Private flood insurance may offer lower premiums for newer, elevated construction and can include additional living expenses coverage that NFIP excludes. For high-value properties, private excess flood insurance is often necessary to fill the gap above the NFIP's $250,000 building coverage limit.
Florida law (F.S. § 627.715) phases in mandatory flood insurance for all Citizens Property Insurance policyholders by January 1, 2027 — regardless of whether the property is in an SFHA. The phase-in is based on dwelling coverage value, with lower-value properties required to carry flood coverage starting in 2024 and higher-value properties by 2027.
Other Coastal States: Texas, Carolinas, Louisiana
The same wind/flood split applies in other hurricane-prone coastal markets:
Texas: Texas coastal properties purchase wind coverage separately through the Texas Windstorm Insurance Association (TWIA) in the 14 counties along the Gulf Coast. TWIA policies are supplemented by standard homeowners policies from private carriers that exclude windstorm in coastal counties.
North and South Carolina: The North Carolina Joint Underwriting Association (NCJUA) and South Carolina Wind and Hail Underwriting Association (WIND) provide last-resort wind coverage in coastal areas. Private markets have tightened significantly after Hurricane Helene (2024) and Florence (2018).
Louisiana: Louisiana Citizens Property Insurance Corporation provides wind coverage when private markets decline. Post-Ida (2021) premium increases drove many Louisiana homeowners to Citizens, which has been struggling with rate adequacy.
Hurricane coverage requires assembling multiple policies from potentially multiple sources. The Buying in Flood, Fire & Natural Disaster Zones toolkit covers the complete coastal buyer due diligence process: how to evaluate wind mitigation inspection results, how to structure flood and wind coverage together, how to use insurance costs in purchase negotiations, and how to assess whether a coastal property's price discount justifies its insurance carrying costs.
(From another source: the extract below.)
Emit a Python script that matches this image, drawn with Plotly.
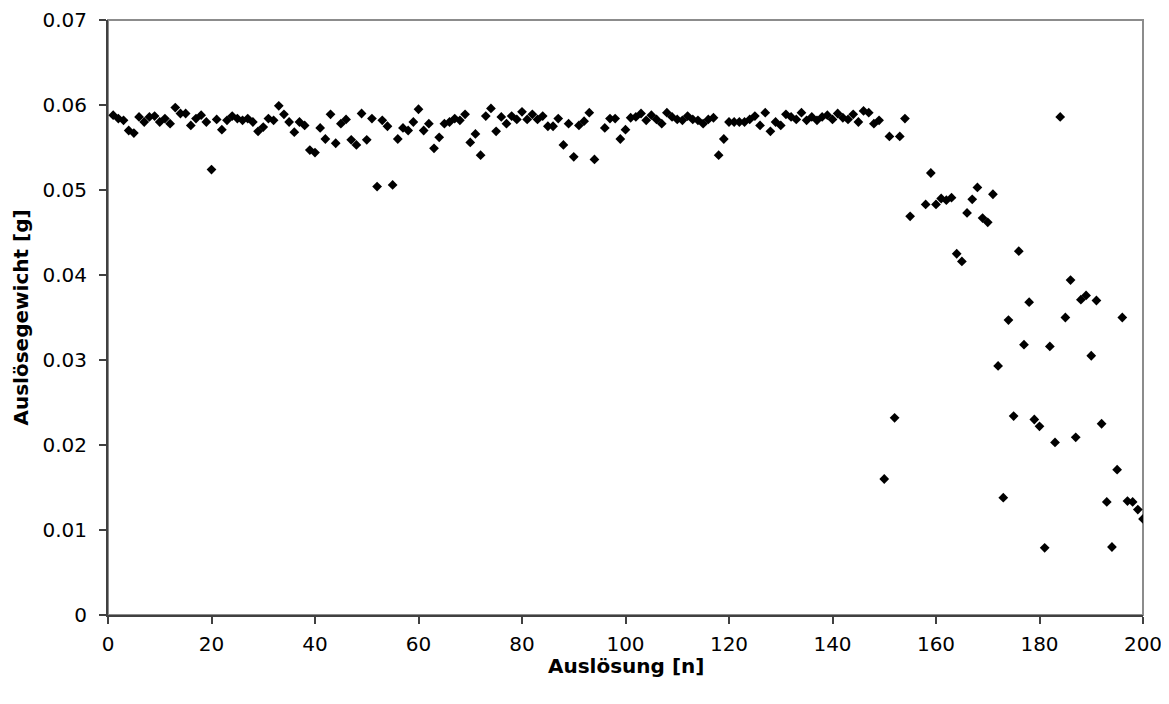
import plotly.graph_objects as go

# Auslösung index (1..200); None = no measurement
ausloesung = list(range(1, 201))

gewicht_1_50 = [
    0.0588, 0.0584, 0.0582, 0.0570, 0.0567, 0.0586, 0.0580, 0.0586, 0.0587, 0.0580,
    0.0584, 0.0578, 0.0597, 0.0590, 0.0590, 0.0576, 0.0584, 0.0588, 0.0580, 0.0524,
    0.0583, 0.0571, 0.0582, 0.0587, 0.0584, 0.0582, 0.0584, 0.0580, 0.0569, 0.0574,
    0.0584, 0.0582, 0.0599, 0.0589, 0.0580, 0.0568, 0.0580, 0.0576, 0.0547, 0.0544,
    0.0573, 0.0560, 0.0589, 0.0555, 0.0578, 0.0583, 0.0559, 0.0553, 0.0590, 0.0559,
]
gewicht_51_100 = [
    0.0584, 0.0504, 0.0582, 0.0575, 0.0506, 0.0560, 0.0573, 0.0570, 0.0580, 0.0595,
    0.0570, 0.0578, 0.0549, 0.0562, 0.0578, 0.0580, 0.0584, 0.0582, 0.0589, 0.0556,
    0.0566, 0.0541, 0.0587, 0.0596, 0.0569, 0.0586, 0.0578, 0.0587, 0.0583, 0.0592,
    0.0583, 0.0589, 0.0583, 0.0587, 0.0575, 0.0575, 0.0584, 0.0553, 0.0578, 0.0539,
    0.0576, 0.0581, 0.0591, 0.0536, None, 0.0573, 0.0584, 0.0584, 0.0560, 0.0571,
]
gewicht_101_150 = [
    0.0585, 0.0586, 0.0590, 0.0582, 0.0588, 0.0583, 0.0578, 0.0591, 0.0586, 0.0583,
    0.0582, 0.0587, 0.0583, 0.0582, 0.0578, 0.0583, 0.0585, 0.0541, 0.0560, 0.0580,
    0.0580, 0.0580, 0.0580, 0.0583, 0.0587, 0.0576, 0.0591, 0.0569, 0.0580, 0.0576,
    0.0589, 0.0586, 0.0583, 0.0591, 0.0582, 0.0586, 0.0582, 0.0586, 0.0588, 0.0583,
    0.0590, 0.0585, 0.0583, 0.0589, 0.0580, 0.0593, 0.0591, 0.0578, 0.0582, 0.0160,
]
gewicht_151_200 = [
    0.0563, 0.0232, 0.0563, 0.0584, 0.0469, None, None, 0.0483, 0.0520, 0.0483,
    0.0490, 0.0488, 0.0491, 0.0425, 0.0416, 0.0473, 0.0489, 0.0503, 0.0467, 0.0462,
    0.0495, 0.0293, 0.0138, 0.0347, 0.0234, 0.0428, 0.0318, 0.0368, 0.0230, 0.0222,
    0.0079, 0.0316, 0.0203, 0.0586, 0.0350, 0.0394, 0.0209, 0.0371, 0.0376, 0.0305,
    0.0370, 0.0225, 0.0133, 0.0080, 0.0171, 0.0350, 0.0134, 0.0133, 0.0124, 0.0113,
]
gewicht = gewicht_1_50 + gewicht_51_100 + gewicht_101_150 + gewicht_151_200

x_title = "Auslösung [n]"
y_title = "Auslösegewicht [g]"
x_ticks = [0, 20, 40, 60, 80, 100, 120, 140, 160, 180, 200]
y_ticks = [0, 0.01, 0.02, 0.03, 0.04, 0.05, 0.06, 0.07]
y_ticklabels = ["0", "0.01", "0.02", "0.03", "0.04", "0.05", "0.06", "0.07"]

fig = go.Figure()
fig.add_trace(go.Scatter(
    x=ausloesung, y=gewicht, mode="markers",
    marker=dict(symbol="diamond", size=7.5, color="#000000", line=dict(width=0)),
    showlegend=False, hoverinfo="x+y",
))

axis_font = dict(family="DejaVu Sans, Verdana, sans-serif", size=20, color="#000000")
title_font = dict(family="DejaVu Sans, Verdana, sans-serif", size=20, color="#000000")

fig.update_layout(
    width=1153, height=688,
    margin=dict(l=100, r=18, t=12, b=81, autoexpand=False),
    paper_bgcolor="#ffffff", plot_bgcolor="#ffffff",
    shapes=[dict(type="rect", xref="paper", yref="paper", x0=0, y0=0, x1=1, y1=1,
                 line=dict(color="#8c8c8c", width=2), layer="below")],
    annotations=[
        dict(text="<b>" + x_title + "</b>", xref="paper", yref="paper", x=0.5, y=0,
             xanchor="center", yanchor="middle", yshift=-51, showarrow=False,
             font=title_font),
        dict(text="<b>" + y_title + "</b>", xref="paper", yref="paper", x=0, y=0.5,
             xanchor="center", yanchor="middle", xshift=-88, textangle=-90,
             showarrow=False, font=title_font),
    ],
)
fig.update_xaxes(
    range=[0, 200], tickvals=x_ticks, ticks="outside", ticklen=7, tickwidth=1.5,
    tickcolor="#404040", showline=True, linecolor="#404040", linewidth=2,
    showgrid=False, zeroline=False, tickfont=axis_font, ticklabelstandoff=3,
    automargin=False, ticklabeloverflow="allow",
)
fig.update_yaxes(
    range=[0, 0.07], tickvals=y_ticks, ticktext=y_ticklabels, ticks="outside",
    ticklen=7, tickwidth=1.5, tickcolor="#404040", showline=True,
    linecolor="#404040", linewidth=2, showgrid=False, zeroline=False,
    tickfont=axis_font, ticklabelstandoff=8,
    automargin=False, ticklabeloverflow="allow",
)

fig.write_html("out.html")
Before You Close on a Coastal Property
The non-negotiable steps before closing on any property in a hurricane-prone market:
- Get binding quotes for both wind/homeowners coverage AND flood insurance — not estimates, binding quotes
- Add both annual premiums together and calculate the monthly escrow impact
- Verify roof age and condition: a 20-year-old roof in Florida typically means a premium surcharge or non-renewal at the next cycle
- Commission a wind mitigation inspection (or arrange the free MSFH inspection) to document qualifying construction features before your first renewal
- Check whether the property has filed prior wind or flood claims — a CLUE report captures this history
- If the property is in Zone VE, model the combined wind + flood annual cost carefully: these are the properties where total annual insurance cost can rival the mortgage payment itself on lower-priced coastal properties
Hurricane-prone markets can be excellent places to buy — but only if the combined insurance carrying cost is properly accounted for in your offer price and monthly budget.